Paramagnetism

Paramagnetism is what happens in materials whose atoms carry permanent magnetic moments — unpaired electron spins, incompletely filled d-shells or f-shells — but where those moments don't interact strongly enough with each other to spontaneously align. At zero field, thermal agitation keeps the moments pointing in random directions and the macroscopic magnetization averages to zero. Apply an external field, and each moment feels a torque that tries to align it with the field. The tendency to align is opposed by thermal noise.

The balance between field-alignment energy (−μ·B, lowest when m is parallel to B) and thermal energy (k_B T per mode) determines the equilibrium magnetization. In the weak-field, high-temperature limit where μB ≪ k_B T, statistical mechanics gives Curie's law: χ = C/T, where the Curie constant C = n μ²/(3 k_B), n is the number density of atoms, and μ is the individual atomic moment. The susceptibility falls as temperature rises — heat jostles the moments harder, and the same applied field can align a smaller fraction of them. In the opposite, low-temperature or strong-field limit, the magnetization saturates when all the moments point along the field.

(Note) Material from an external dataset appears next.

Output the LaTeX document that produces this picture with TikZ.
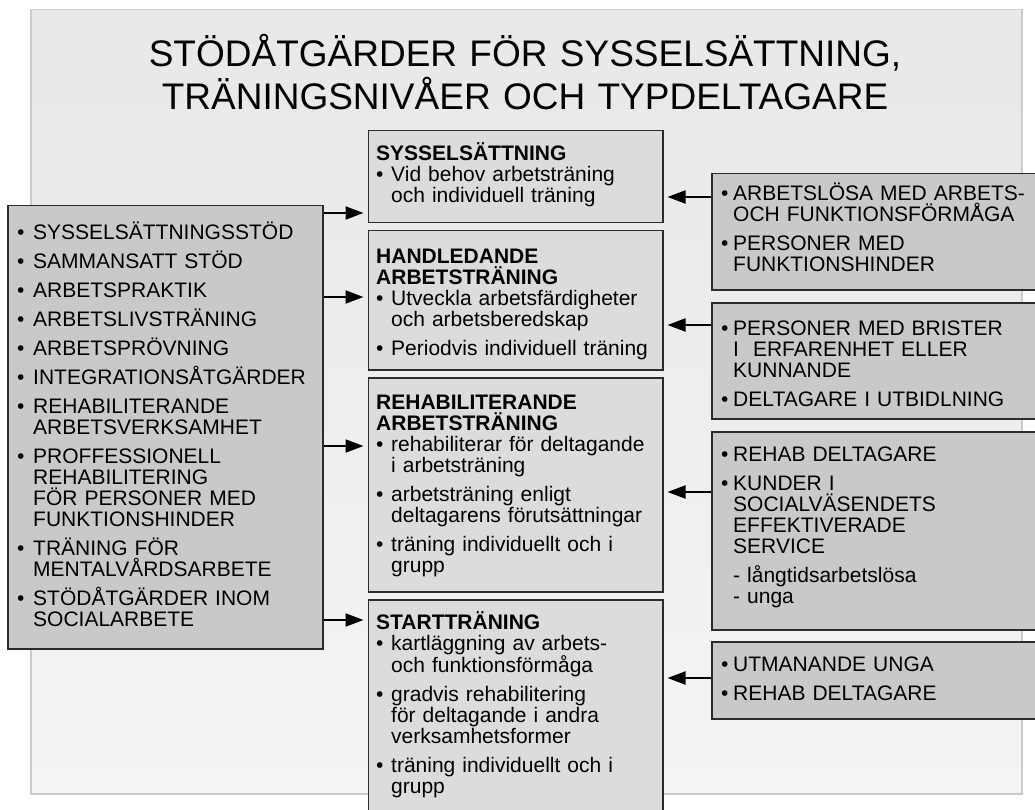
\documentclass[tikz,border=0pt]{standalone}
\usepackage{fontspec}
\setmainfont{Liberation Sans}
\usetikzlibrary{arrows.meta}
\definecolor{panelA}{HTML}{E7E8E8}
\definecolor{panelB}{HTML}{F4F4F4}
\definecolor{panelline}{HTML}{CCCCCC}
\definecolor{midfill}{HTML}{DCDCDE}
\definecolor{sidefill}{HTML}{C8C9CB}
\definecolor{boxline}{HTML}{2B2B2B}
% first item of a node (no paragraph break before it)
\newcommand{\fitem}[2][15pt]{\hangindent=#1\hangafter=1\noindent\makebox[#1][l]{\textbullet}#2}
% following items
\newcommand{\bitem}[2][15pt]{\par\fitem[#1]{#2}}
\newcommand{\head}[1]{\noindent\textbf{#1}\par\vskip-\parskip}
\tikzset{
  midbox/.style={draw=boxline, line width=1.5pt, fill=midfill, inner sep=0pt, anchor=north west},
  sidebox/.style={draw=boxline, line width=1.5pt, fill=sidefill, inner sep=0pt, anchor=north west},
  body/.style={anchor=base west, inner sep=0pt, text width=330pt, align=left,
     font=\fontsize{21}{21}\selectfont, execute at begin node={\setlength{\parskip}{8pt}}},
  conn/.style={line width=2pt, -{Triangle[length=18pt,width=13pt]}, shorten >=4pt},
}
\begin{document}
\begin{tikzpicture}[x=1pt,y=-1pt]
\useasboundingbox (0,0) rectangle (1035,810);
\clip (0,0) rectangle (1035,810);
\fill[white] (0,0) rectangle (1035,810);
\node[draw=panelline, line width=1.5pt, top color=panelA, bottom color=panelB,
  minimum width=991pt, minimum height=784pt, inner sep=0pt, anchor=north west] (panel) at (30,9) {};
\node[anchor=base, text width=900pt, align=center, inner sep=0pt,
  font=\fontsize{37}{43}\selectfont] (title) at (525,67)
  {STÖDÅTGÄRDER FÖR SYSSELSÄTTNING,\\TRÄNINGSNIVÅER OCH TYPDELTAGARE};
% middle boxes
\node[midbox, minimum width=294.5pt, minimum height=92pt] (m1) at (367.5,130) {};
\node[midbox, minimum width=294.5pt, minimum height=139pt] (m2) at (367.5,230) {};
\node[midbox, minimum width=294.5pt, minimum height=214pt] (m3) at (367.5,377) {};
\node[midbox, minimum width=294.5pt, minimum height=230pt] (m4) at (367.5,599) {};
% left box
\node[sidebox, minimum width=315pt, minimum height=443pt] (L) at (7,205) {};
% right boxes
\node[sidebox, minimum width=340pt, minimum height=116pt] (r1) at (711,173) {};
\node[sidebox, minimum width=340pt, minimum height=116pt] (r2) at (711,302) {};
\node[sidebox, minimum width=340pt, minimum height=198pt] (r3) at (711,431) {};
\node[sidebox, minimum width=340pt, minimum height=77pt] (r4) at (711,641) {};
% middle texts
\node[body] (m1t) at (376,160.5) {\head{SYSSELSÄTTNING}\bitem{Vid behov arbetsträning\newline och individuell träning}\par};
\node[body] (m2t) at (376,263.5) {\head{HANDLEDANDE\newline ARBETSTRÄNING}\bitem{Utveckla arbetsfärdigheter\newline och arbetsberedskap}\bitem{Periodvis individuell träning}\par};
\node[body] (m3t) at (376,409.5) {\head{REHABILITERANDE\newline ARBETSTRÄNING}\bitem{rehabiliterar för deltagande\newline i arbetsträning}\bitem{arbetsträning enligt\newline deltagarens förutsättningar}\bitem{träning individuellt och i\newline grupp}\par};
\node[body] (m4t) at (376,629.5) {\head{STARTTRÄNING}\bitem{kartläggning av arbets-\newline och funktionsförmåga}\bitem{gradvis rehabilitering\newline för deltagande i andra\newline verksamhetsformer}\bitem{träning individuellt och i\newline grupp}\par};
% left text
\node[body] (Lt) at (17,239.5) {\fitem[16pt]{SYSSELSÄTTNINGSSTÖD}\bitem[16pt]{SAMMANSATT STÖD}\bitem[16pt]{ARBETSPRAKTIK}\bitem[16pt]{ARBETSLIVSTRÄNING}\bitem[16pt]{ARBETSPRÖVNING}\bitem[16pt]{INTEGRATIONSÅTGÄRDER}\bitem[16pt]{REHABILITERANDE\newline ARBETSVERKSAMHET}\bitem[16pt]{PROFFESSIONELL\newline REHABILITERING\newline FÖR PERSONER MED\newline FUNKTIONSHINDER}\bitem[16pt]{TRÄNING FÖR\newline MENTALVÅRDSARBETE}\bitem[16pt]{STÖDÅTGÄRDER INOM\newline SOCIALARBETE}\par};
% right texts
\node[body] (r1t) at (721,200.5) {\fitem[12pt]{ARBETSLÖSA MED ARBETS-\newline OCH FUNKTIONSFÖRMÅGA}\bitem[12pt]{PERSONER MED\newline FUNKTIONSHINDER}\par};
\node[body] (r2t) at (721,335.5) {\fitem[12pt]{PERSONER MED BRISTER\newline I\ \ ERFARENHET ELLER\newline KUNNANDE}\bitem[12pt]{DELTAGARE I UTBIDLNING}\par};
\node[body] (r3t) at (721,461.5) {\fitem[12pt]{REHAB DELTAGARE}\bitem[12pt]{KUNDER I\newline SOCIALVÄSENDETS\newline EFFEKTIVERADE\newline SERVICE}\par\hangindent=12pt\hangafter=0\noindent - långtidsarbetslösa\newline - unga\par};
\node[body] (r4t) at (721,671.5) {\fitem[12pt]{UTMANANDE UNGA}\bitem[12pt]{REHAB DELTAGARE}\par};
% connectors
\foreach \n/\yy in {m1/213, m2/297, m3/446, m4/620}{
  \coordinate (a\n) at (0,\yy);
  \draw[conn] (L.east |- a\n) -- (\n.west |- a\n);
}
\foreach \r/\n/\yy in {r1/m1/197, r2/m2/325, r3/m3/492, r4/m4/678}{
  \coordinate (b\n) at (0,\yy);
  \draw[conn] (\r.west |- b\n) -- (\n.east |- b\n);
}
\end{tikzpicture}
\end{document}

Typical paramagnetic susceptibilities are small but consistently positive: aluminium χ ≈ +2 × 10⁻⁵, platinum χ ≈ +2.6 × 10⁻⁴, oxygen (at STP) χ ≈ +1.9 × 10⁻⁶. The fact that oxygen is paramagnetic while nitrogen is diamagnetic is visible as a classroom demo: liquid-air mixtures spill out of a funnel differently in the gap of a strong magnet, with the oxygen pulling toward the poles. Rare-earth salts — gadolinium, dysprosium, erbium sulfates — are strongly paramagnetic at room temperature and become the working substances of adiabatic-demagnetisation refrigerators used to reach milli-kelvin temperatures.